In definitiva, attesa l’inidoneità della predetta comunicazione del 29 aprile 2005 a produrre effetti, su di essa non può essersi formato alcun silenzio assenso;
del tutto correttamente, quindi, il Comune di Camaiore ha ritenuto l’attività svolta dall’odierna ricorrente carente di titolo e pertanto abusiva, ordinando l’immediata chiusura dell’esercizio ai sensi dell’art. 22, comma 6, del d.lgs. n. 114/1998. Ne discende l’infondatezza della doglianza ora analizzata, che va, dunque, respinta.

Con il secondo motivo, la ricorrente lamenta il difetto di proporzionalità della misura adottata, alla luce della natura della violazione in cui sarebbe incorsa e quindi dell’interesse meramente formale della P.A. ad un’esecuzione della pratica amministrativa formalmente corretta, a fronte del ben più pregnante interesse fatto valere da essa ricorrente (la libertà dell’iniziativa economica privata ex art. 41 Cost.). Ciò tanto più rileverebbe nel caso di specie, in cui la sproporzione della misura adottata sarebbe confermata dal fatto che, a seguito delle integrazioni depositate, la comunicazione ex art. 7 del d.lgs. n. 114 cit. sarebbe divenuta completa, offrendo all’Amministrazione tutte le informazioni necessarie circa la sussistenza, in capo all’interessata, dei presupposti e requisiti prescritti dal d.lgs. n. 114/1998.

La censura non può in alcun modo essere condivisa.

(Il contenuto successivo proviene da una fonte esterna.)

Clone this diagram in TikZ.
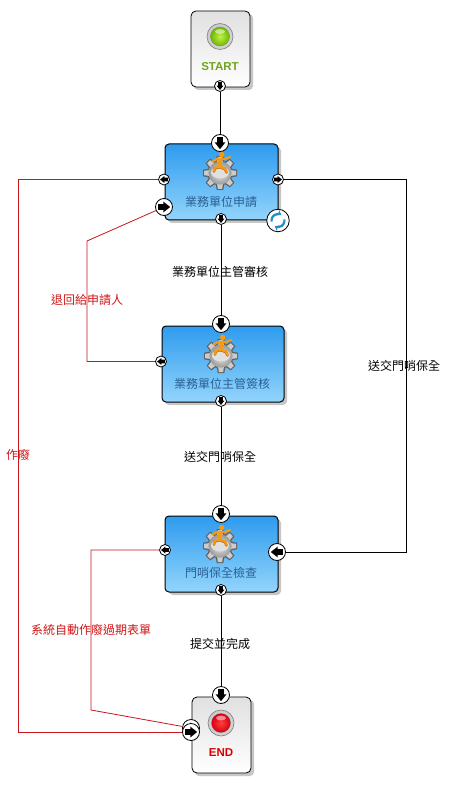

Ed infatti, si deve innanzitutto sottolineare come la chiusura immediata dell’esercizio di vendita costituisca, in caso di svolgimento abusivo dell’attività commerciale, provvedimento vincolato, in relazione al quale l’art. 22, comma 6, del d.lgs. n. 114/1998 non lascia margini di apprezzamento discrezionale in capo alla P.A.: ciò si evince chiaramente dalla formulazione del comma 6 cit., in base al quale “in caso di svolgimento abusivo dell’attività, il sindaco ordina (e non “può ordinare”) la chiusura immediata dell’esercizio di vendita”. Per altro verso, l’interesse pubblico violato dalla ricorrente non aveva affatto natura solamente formale, attesa la necessità di verificare la conformità dell’immobile interessato dall’attività commerciale alla disciplina edilizia, igienico-sanitaria, ecc., nonché di avere una precisa conoscenza della superficie utile di vendita. Per di più, la ricorrente incorre in un grosso equivoco sostenendo che, dopo la presentazione da parte sua, in data 28 maggio 2005, delle integrazioni richieste, il Comune disponeva di tutte le informazioni necessarie, attese l’inadeguatezza ed erroneità delle suddette integrazioni, che già si è avuto modo di sottolineare.

Se ne desume la complessiva infondatezza anche del motivo ora esaminato.

In definitiva, il ricorso è nel suo complesso infondato e, come tale, deve essere respinto.

Sussistono, comunque, giusti motivi per disporre la compensazione delle spese, attesa la complessità delle questioni trattate.